Написать строгое обличение Л. Н-чу для меня было вряд ли по силам. Желая исполнить в точности его просьбу, я собрал все, что мог в уме своем, что я слышал серьезного в суждениях о нем, и написал ему, на что получил скорый ответ:
«Спасибо, милый друг, за скорый ответ и за содержание его. Это не совсем то, чего я желаю, но и то хорошо и за то спасибо. Вот то, что про меня говорят, что я вместо того, чтобы жить хорошо, живу дурно, и из своей дурной жизни пишу советы, как жить хорошо, вот это верно и то, что нужно мне. И другое все верно, но это не то, что нужно, настоящее указание греха. Кабы еще да побольше кольнуло меня, потому что правда, и подействовало. Будем помогать друг другу. Помогайте мне. Ко мне обращаются за помощью, а мне как ее нужно».

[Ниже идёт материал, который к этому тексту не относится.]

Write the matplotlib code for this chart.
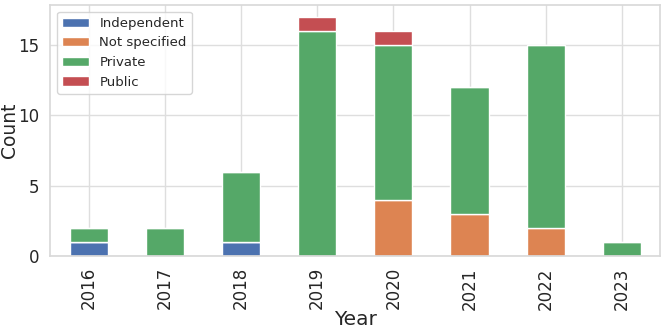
import numpy as np
import matplotlib
matplotlib.use("Agg")
import matplotlib.pyplot as plt
import seaborn as sns

# Data
years = ["2016", "2017", "2018", "2019", "2020", "2021", "2022", "2023"]
independent = [1, 0, 1, 0, 0, 0, 0, 0]
not_specified = [0, 0, 0, 0, 4, 3, 2, 0]
private = [1, 2, 5, 16, 11, 9, 13, 1]
public = [0, 0, 0, 1, 1, 0, 0, 0]

series = [("Independent", independent), ("Not specified", not_specified),
          ("Private", private), ("Public", public)]

sns.set_theme(style="whitegrid", palette="deep",
              rc={"grid.color": ".87", "axes.edgecolor": ".85"})
colors = sns.color_palette("deep")

fig, ax = plt.subplots(figsize=(6.64, 3.30), dpi=100)
x = np.arange(len(years))
bottom = np.zeros(len(years))
for i, (name, vals) in enumerate(series):
    vals = np.array(vals)
    ax.bar(x, vals, width=0.5, bottom=bottom, color=colors[i],
           edgecolor="white", linewidth=1, label=name)
    bottom += vals

ax.set_xticks(x)
ax.set_xticklabels(years, rotation=90, fontsize=12)
ax.set_xlim(-0.5, len(years) - 0.5)
ax.set_ylim(0, 17.85)
ax.set_yticks([0, 5, 10, 15])
ax.tick_params(axis="y", labelsize=12)
ax.tick_params(axis="both", pad=2)
ax.set_xlabel("Year", fontsize=14.5, labelpad=0)
ax.set_ylabel("Count", fontsize=13.5)
ax.yaxis.set_label_coords(-0.052, 0.5)
ax.legend(loc="upper left", fontsize=9.5)

fig.subplots_adjust(left=0.076, right=0.994, top=0.985, bottom=0.224)
fig.savefig("out.png", dpi=100)
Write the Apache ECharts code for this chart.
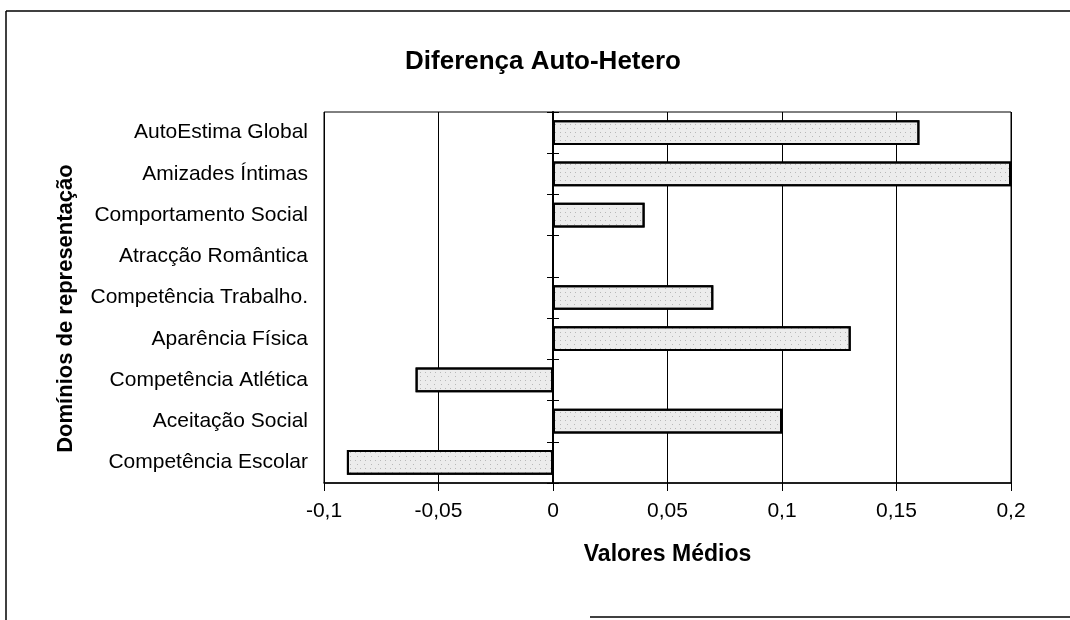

Слухи о рождественских праздниках, спектакле и веселье в Ясной Поляне проникли в печать, и услужливые журналисты расписали все это в преувеличенном виде, дойдя до таких абсурдов, как утверждение, что в Ясной Поляне был бал, на котором Л. Н-ч танцевал во фраке. Быть может, кто-нибудь из присутствовавших рассказал это в виде шутки, принятой за чистую монету. Так или иначе, но это известие смутило многих почитателей Л. Н-ча, и один из них, г-н Воробьев, бывший тогда начальником станции на одной из южных дорог, обратился ко Л. Н-чу за разъяснением, на что получил от него следующий ответ:
«Разъяснять то, что в газетном известии несправедливо, не считаю возможным в письме, да это и не нужно. Одно, что вам нужно, это знать, продолжаю ли я так же смотреть на жизнь и стараюсь ли я так жить, как я высказал в своих писаниях. На этот вопрос отвечаю, что чем более я подхожу к плотской смерти, тем несомненнее для меня истинность высказанного мною взгляда на жизнь, тем настоятельнее для меня требования моей совести и тем радостнее мне им следовать. Вот тут-то я боюсь, судя по первому ответу вашему на мое письмо и по сегодняшнему письму, что у вас другим, чем у меня, определяется исполнение требования совести. Каждый из нас, познав истину, застает себя в известном, далеком от истины положении, в связях, узлами завязанных и мертвыми петлями, нашими грехами затянутых связях с людьми мира. И человеку, познавшему истину, прежде всего представляется, что главное, что он должен делать, состоит в том, чтобы сейчас же, во что бы то ни стало выйти из тех условий, в которых он находится, и поставить себя в такие условия, находясь в которых ясно было бы видно людям, что я живу по закону Христа, и жить в этих условиях, показывая людям пример истинной христианской жизни. Но это не так: требования совести не состоят в том, чтобы быть в том или ином положении, а в том, чтобы жить, не нарушая любви к Богу и ближнему. Христианин всегда будет стремиться к чистой от греха жизни, всегда изберет такую жизнь, если для достижения ее не будут требоваться от него дела, нарушающие любовь; но дело в том, что никогда человек не бывает так мало связан своими и чужими грехами с прошлым, чтобы быть в состоянии, не нарушая любви к Богу и ближнему, сразу вступить в такое внешнее положение. Всякий христианин среди мирских людей находится в таких условиях, что для того, чтобы ему приблизиться к этому положению, ему надо прежде распутывать узлы прежних грехов, которыми он связан с людьми, и потому главная и первая его задача в том, чтобы по закону любви к Богу и ближнему распутывать эти узлы, а не затягивать их, и главное, не делать больно тем, с кем он связан. Дело христианина не в каком-нибудь известном положении, в положении земледельца или тому подобном, а в исполнении воли Бога. Воля Бога же в том, чтобы на все требования жизни отвечать так, как того требует любовь к Богу и к людям. И потому определять близость или отдаленность себя и других от идеала Христа никак нельзя по тому положению, в котором находится человек, и по тем поступкам, которые он совершает.